In the Town of Cambridge, a project is underway to divert excess water from the Herdsman Main Drain to Perry Lakes to raise lake water levels.
The state government is funding part of the project.
Dr McFarlane said if those kinds of projects became common practice, as was the case in rural and regional areas, the benefits would add up.
“The government is starting to do this in a few areas, but there’s no sense of urgency,” he said.
He said local governments often lacked the experience and resources to do water reuse by themselves.
“The state government, Water Corporation and local government need to work together and not just share knowledge and resources, but also share risks because we all benefit from having healthy communities.”
Fear of dry suburbs
For Marmion resident Lahnie Davies, who shares a bore between 18 homes on the street, the sprinkler cuts feel like an unfair penalty, and one that may not even work.
“I think what it will do is push people onto town supply, they will start watering with their hose, and that defeats the purpose,” she said.
Their bore was installed at a cost of $ 35,000, at a time when the government was encouraging people to switch to bore to take the pressure off the drinking supply.
She said they would not be able to maintain their lawns and gardens on a two day a week sprinkler roster.
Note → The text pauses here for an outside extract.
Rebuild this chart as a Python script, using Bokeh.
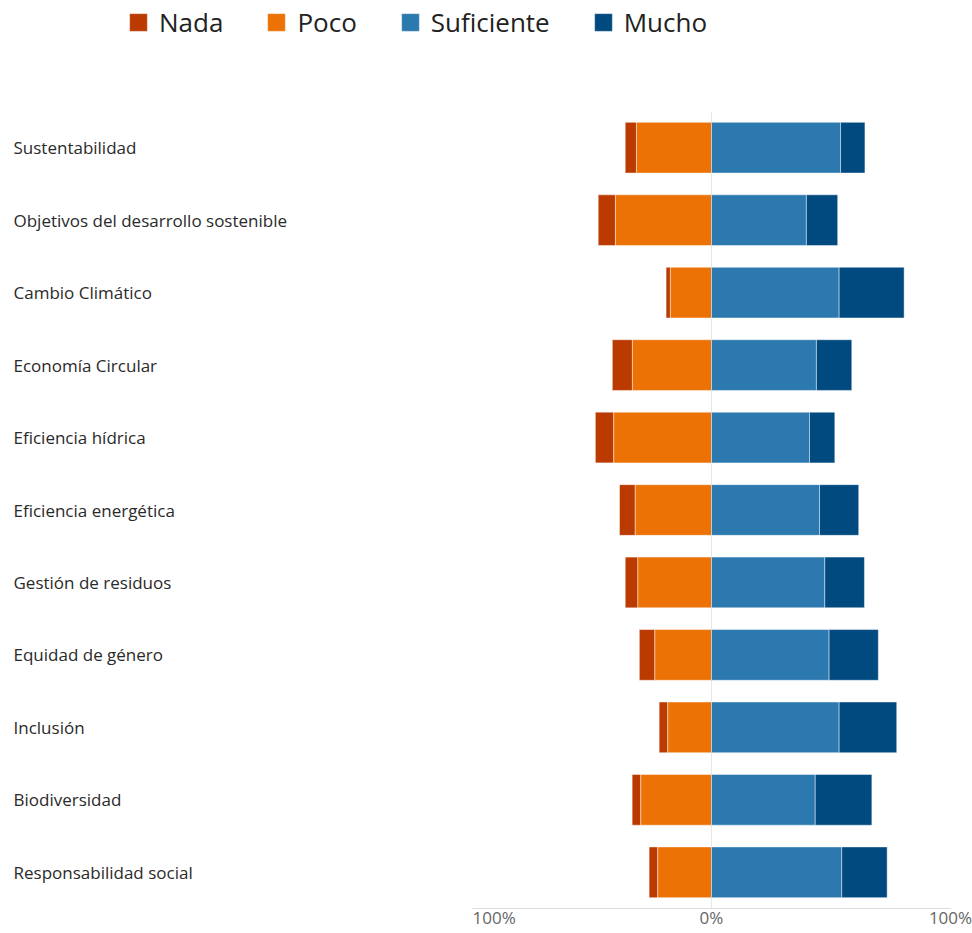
import numpy as np
from bokeh.plotting import figure
from bokeh.models import FactorRange, Range1d, Legend, LegendItem, FixedTicker, ColumnDataSource
from bokeh.layouts import column, row
from bokeh.embed import file_html
from bokeh.resources import INLINE
from bokeh.core.properties import value

categories = ["Sustentabilidad", "Objetivos del desarrollo sostenible", "Cambio Climático",
              "Economía Circular", "Eficiencia hídrica", "Eficiencia energética",
              "Gestión de residuos", "Equidad de género", "Inclusión", "Biodiversidad",
              "Responsabilidad social"]
nada = [4.7, 7.2, 1.8, 8.4, 7.7, 6.6, 5.3, 6.5, 3.6, 3.6, 3.6]
poco = [31.4, 40.2, 17.2, 33.1, 40.9, 31.9, 30.8, 23.7, 18.3, 29.6, 22.5]
suficiente = [54.0, 39.7, 53.4, 43.9, 41.0, 45.2, 47.4, 49.2, 53.4, 43.4, 54.5]
mucho = [10.2, 13.1, 27.2, 14.8, 10.6, 16.4, 16.6, 20.6, 24.1, 23.7, 19.0]
series = ["Nada", "Poco", "Suficiente", "Mucho"]
colors = ["#BA3A00", "#EC7205", "#2C79B0", "#004A80"]
x_ticks = [-100, 0, 100]
x_tick_labels = ["100%", "0%", "100%"]

FONT = "Open Sans"
FRAME_H = 798
BOTTOM = 22
LEG_H = 111

n = np.array(nada); p_ = np.array(poco); s = np.array(suficiente); m = np.array(mucho)
src = ColumnDataSource(dict(
    cat=categories,
    nada_l=-(p_ + n), nada_r=-p_,
    poco_l=-p_, poco_r=np.zeros(len(p_)),
    suf_l=np.zeros(len(s)), suf_r=s,
    mucho_l=s, mucho_r=s + m,
))
pairs = [("nada_l", "nada_r"), ("poco_l", "poco_r"), ("suf_l", "suf_r"), ("mucho_l", "mucho_r")]

yr = FactorRange(factors=list(reversed(categories)))

main = figure(width=500, height=FRAME_H + BOTTOM, y_range=yr, x_range=Range1d(-100, 100),
              output_backend="svg", toolbar_location=None, y_axis_location=None,
              min_border_left=0, min_border_right=22, min_border_top=0,
              min_border_bottom=BOTTOM, outline_line_color=None)

for (l, r), c in zip(pairs, colors):
    main.hbar(y="cat", left=l, right=r, height=0.7, source=src, fill_color=c,
              line_color="white", line_alpha=0.45, line_width=1)

def style_xaxis(ax, visible_labels=True):
    ax.ticker = FixedTicker(ticks=x_ticks)
    ax.major_label_overrides = {t: lab for t, lab in zip(x_ticks, x_tick_labels)}
    ax.major_tick_line_color = None
    ax.minor_tick_line_color = None
    ax.major_label_standoff = -9
    ax.major_label_text_font = FONT
    ax.major_label_text_font_size = "17px"
    ax.major_label_text_color = "#666666"
    if visible_labels:
        ax.axis_line_color = "#dddddd"
    else:
        ax.axis_line_color = None
        ax.major_label_text_alpha = 0

style_xaxis(main.xaxis[0])
main.xgrid.ticker = FixedTicker(ticks=x_ticks)
main.xgrid.grid_line_color = "#e6e6e6"
main.ygrid.grid_line_color = None

lab = figure(width=472, height=FRAME_H + BOTTOM, y_range=yr, x_range=Range1d(0, 1),
             output_backend="svg", toolbar_location=None, y_axis_location=None,
             min_border_left=0, min_border_right=0, min_border_top=0,
             min_border_bottom=BOTTOM, outline_line_color=None)
lab.grid.visible = False
style_xaxis(lab.xaxis[0], visible_labels=False)
lab.text(x=0, y=categories, text=categories, x_offset=13, text_align="left",
         text_baseline="middle", text_font=value(FONT), text_font_size="17px",
         text_color="#2a2a2a")

leg = figure(width=972, height=LEG_H, x_range=Range1d(-100, 100), y_range=yr,
             output_backend="svg", toolbar_location=None, x_axis_location=None,
             y_axis_location=None, min_border=0, outline_line_color=None)
leg.grid.visible = False
items = []
for name, (l, r), c in zip(series, pairs, colors):
    rr = leg.hbar(y="cat", left=l, right=r, height=0.7, source=src, fill_color=c,
                  line_color="white", line_alpha=0.3, line_width=1, visible=False)
    items.append(LegendItem(label=name, renderers=[rr]))
legend = Legend(items=items, orientation="horizontal", location=(127, 71),
                label_text_font=FONT, label_text_font_size="26px", label_text_color="#222222",
                glyph_width=22, glyph_height=22, label_standoff=10, spacing=42,
                padding=0, margin=0, border_line_color=None, background_fill_alpha=0,
                inactive_fill_alpha=0)
leg.add_layout(legend, "center")

layout = column(leg, row(lab, main))
open("out.html", "w").write(file_html(layout, INLINE))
“We’ve gone to great lengths to plant plants that are water wise and we just won’t survive even on two days a week,” she said.
Costs a factor in proposal
The Water Minister said the government was looking at local reuse options.
But he said costs needed to be considered.
“Asking water users to be more efficient with the water we already have is the cheapest way we can save water,” he said.
“We are looking at local options to assist our wetlands, all those possibilities are there.
Mr Kelly said there had been sprinkler roster changes previously, and time had shown green private gardens could still be achieved.
However, he said the plan was not set in stone and a final decision would be made once submissions from the consultation period had been examined.
Whatever the solution, one thing most water experts agree on is that if Perth’s groundwater is to be preserved, something will need to change.